Vitamin B12 is naturally found in animal foods, including mets, fish, poultry, eggs and dairy. It can also be found in products fortified with B12, such as some varieties of bread and plant-based milk. Vitamin B12 is a nutrient that helps keep the body’s nerves and blood cells healthy and helps make DNA which is the genetic material in all cells. Vitamin B12 helps prevent a the of anaemia called megaloblastic anaemia that makes people tired and weak.
A person needs vitamin B12 for many important body processes, particularly for making red blood cells and keeping nerves healthy.
When there is a short supply of the vitamin, the body won’t make as many red blood cells, they will be abnormally large and won’t last for as long as they should, according to Bupa.
When a person does not have enough red blood cells, their tissues and organs may not get enough oxygen.
This leads to symptoms of anaemia which is a condition that develops when the the blood lacks enough healthy red blood cells or haemoglobin.
Symptoms that a person may be lacking in vitamin B12 include a weakness, tiredness, or lightheadedness, experiencing heart palpitations, having pale skin, and having a smooth tongue.

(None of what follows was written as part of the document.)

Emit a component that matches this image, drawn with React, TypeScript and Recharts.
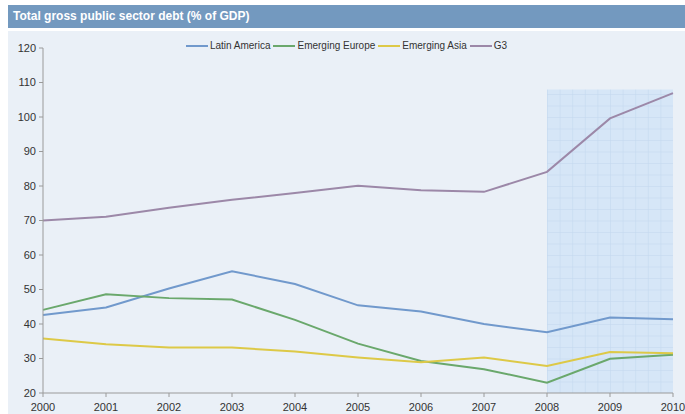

There is another symptom that the body may be lacking in vitamin B12 and that lies in one’s sleep patterns.
According to a study by US National Library of Medicine National Institutes of Health, vitamin B12 deficiency may affect a person’s sleep-wake rhythm.

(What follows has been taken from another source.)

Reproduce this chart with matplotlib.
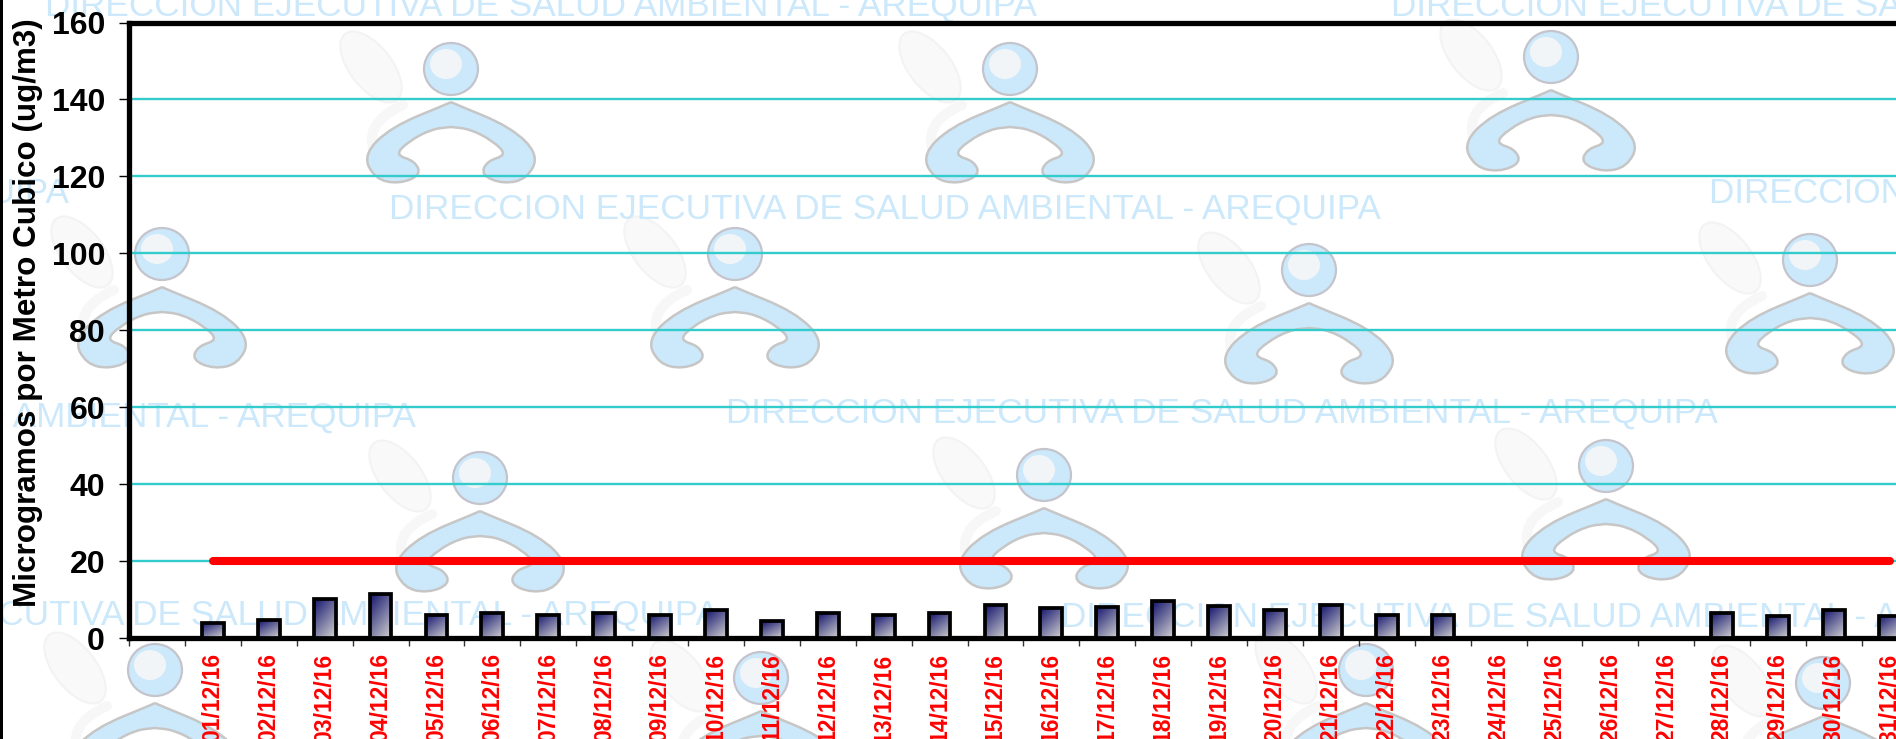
import matplotlib
matplotlib.use('Agg')
import matplotlib.pyplot as plt
import numpy as np
from matplotlib.colors import LinearSegmentedColormap
from matplotlib.patches import Ellipse, PathPatch, Rectangle
from matplotlib.path import Path

plt.rcParams['font.family'] = ['Liberation Sans', 'DejaVu Sans']

# dates on the axis, first slot of the axis is left empty
dates = ['%02d/12/16' % d for d in range(1, 32)]
pm_values = [3.9, 4.6, 10.2, 11.5, 6.0, 6.6, 6.0, 6.4, 6.1, 7.2, 4.3, 6.4, 5.9, 6.4, 8.5, 7.8,
             8.1, 9.5, 8.2, 7.3, 8.5, 6.1, 6.1, 0, 0, 0, 0, 6.6, 5.7, 7.4, 5.8]
limit_values = [20] * 31
y_ticks = [0, 20, 40, 60, 80, 100, 120, 140, 160]

# watermark placement, in image pixels
wm_text = 'DIRECCION EJECUTIVA DE SALUD AMBIENTAL - AREQUIPA'
wm_text_pos = [(45, 6), (1391, 6), (389, 209), (-923, 193), (1709, 193), (-576, 417),
               (726, 413), (-273, 615), (1061, 617)]
wm_logo_pos = [(451, 69), (1010, 69), (1551, 57), (162, 254), (735, 254), (1309, 270), (1810, 260),
               (480, 478), (1044, 475), (1606, 466), (155, 670), (761, 678), (1366, 670), (1823, 683)]
# half of the logo body outline, relative to the centre of the head
body_half = [(0, 33), (-4, 35), (-60, 58), (-88, 86), (-76, 110), (-52, 115), (-30, 106), (-36, 92),
             (-56, 86), (-42, 72), (-19, 60), (0, 58)]

W, H = 1896, 739
PX = 0.72  # pixels to points at dpi 100
BLUE = '#cce8fb'


def smooth_closed(points):
    # closed quadratic spline through the midpoints of the outline
    pts = np.array(points, dtype=float)
    mids = (pts + np.roll(pts, -1, axis=0)) / 2
    verts, codes = [mids[-1]], [Path.MOVETO]
    for p, m in zip(pts, mids):
        verts += [p, m]
        codes += [Path.CURVE3, Path.CURVE3]
    return Path(verts, codes)


def draw_logo(bg, cx, cy):
    # grey ghost behind the figure
    bg.add_patch(Ellipse((cx - 80, cy - 2), 42, 84, angle=-38, fc='#f9f9f9', ec='#f3f3f3', lw=1.5, zorder=1))
    ghost = Path([(cx - 74, cy + 90), (cx - 92, cy + 55), (cx - 48, cy + 36)],
                 [Path.MOVETO, Path.CURVE3, Path.CURVE3])
    bg.add_patch(PathPatch(ghost, fc='none', ec='#f7f7f7', lw=10 * PX, capstyle='round', zorder=1))
    # head
    bg.add_patch(Ellipse((cx, cy), 54, 52, fc=BLUE, ec='#c4c4cc', lw=1.6, zorder=2))
    bg.add_patch(Ellipse((cx - 5, cy - 5), 32, 30, fc='#f2f5f7', ec='none', zorder=2))
    # body arch with hooked feet
    right = [(-px, py) for px, py in body_half[::-1]]
    outline = [(cx + px, cy + py) for px, py in body_half + right]
    bg.add_patch(PathPatch(smooth_closed(outline), fc=BLUE, ec='#c6c6c6', lw=1.8, zorder=2))


fig = plt.figure(figsize=(W / 100, H / 100), dpi=100, facecolor='white')

bg = fig.add_axes([0, 0, 1, 1], zorder=0)
bg.set_xlim(0, W)
bg.set_ylim(H, 0)
bg.axis('off')
for cx, cy in wm_logo_pos:
    draw_logo(bg, cx, cy)
for tx, ty in wm_text_pos:
    bg.text(tx, ty, wm_text, color=BLUE, fontsize=25.3, va='center', ha='left', zorder=3, clip_on=True)
bg.add_patch(Rectangle((0, 0), 3, H, fc='black', ec='none', zorder=4))

# axes run past the right edge of the image, as in the original
left, right, top, bottom = 129, 129 + 32 * 55.9, 22.5, 638
ax = fig.add_axes([left / W, 1 - bottom / H, (right - left) / W, (bottom - top) / H], zorder=1)
ax.patch.set_alpha(0)

x = np.arange(1, 32)
ax.set_xlim(-0.5, 31.5)
ax.set_ylim(0, 160)

ax.yaxis.grid(True, color='#33cccc', linewidth=1.7, zorder=1)
ax.set_axisbelow(True)

grad_cmap = LinearSegmentedColormap.from_list('bar_grad', ['#14146e', '#d2d2d2'])
gx, gy = np.meshgrid(np.linspace(0, 1, 32), np.linspace(0, 1, 32))
bars = ax.bar(x, pm_values, width=0.39, facecolor='none', edgecolor='black', linewidth=2.7, zorder=4)
for bar, val in zip(bars, pm_values):
    if val == 0:
        bar.set_visible(False)
        continue
    bx, bw = bar.get_x(), bar.get_width()
    img = ax.imshow(0.4 * gx + 0.6 * gy, cmap=grad_cmap, vmin=0, vmax=1, aspect='auto',
                    extent=(bx, bx + bw, 0, val), zorder=3)
    img.set_clip_path(bar)
ax.set_xlim(-0.5, 31.5)
ax.set_ylim(0, 160)

ax.plot(x, limit_values, color='#ff0000', linewidth=5.8, solid_capstyle='round', zorder=5, clip_on=False)

for side in ['top', 'left', 'bottom']:
    ax.spines[side].set_linewidth(3.8)
ax.spines['right'].set_visible(False)

ax.set_yticks(y_ticks)
ax.set_yticklabels([str(v) for v in y_ticks], fontsize=23, fontweight='bold')
ax.tick_params(axis='y', length=10 * PX, width=1, pad=10)

ax.set_xticks(x)
ax.set_xticklabels(dates, rotation=90, fontsize=16.5, fontweight='bold', color='#ff0000')
ax.tick_params(axis='x', which='major', length=0, pad=11)
ax.set_xticks(np.arange(-0.5, 32, 1), minor=True)
ax.tick_params(axis='x', which='minor', length=5.5, width=1, color='#333333')

fig.text(28 / W, 1 - 313 / H, 'Microgramos por Metro Cubico (ug/m3)', rotation=90, fontsize=22.6,
         fontweight='bold', ha='center', va='center', color='black', zorder=5)

fig.savefig('out.png', dpi=100)
plt.close(fig)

The study involved two patients who have been suffering for many years from different sleep-wake rhythm disorders.
The patients were both administered vitamin B12 and were monitored over a period of time. The study concluded that vitamin B12 improved their sleep-wake rhythm disorder.
The study noted that being deficient in vitamin B12 might hinder one’s sleeping pattern.
Your GP will monitor you to check that your treatment is working
If you suspect you may be deficient in vitamin B12 it’s important to speak with your GP.
Vitamin B12 deficiency is usually treated with vitamin B12 supplementation.
Bupa said: “This could include a course of injections which are administered once a week for six weeks.
“After this, you may need repeated doses every three months or so.
“Your GP will monitor you to check that your treatment is working. Shortly after you start, you’ll be asked to have a blood test after about eight weeks to confirm that your haemoglobin and red blood cell levels have returned to normal.”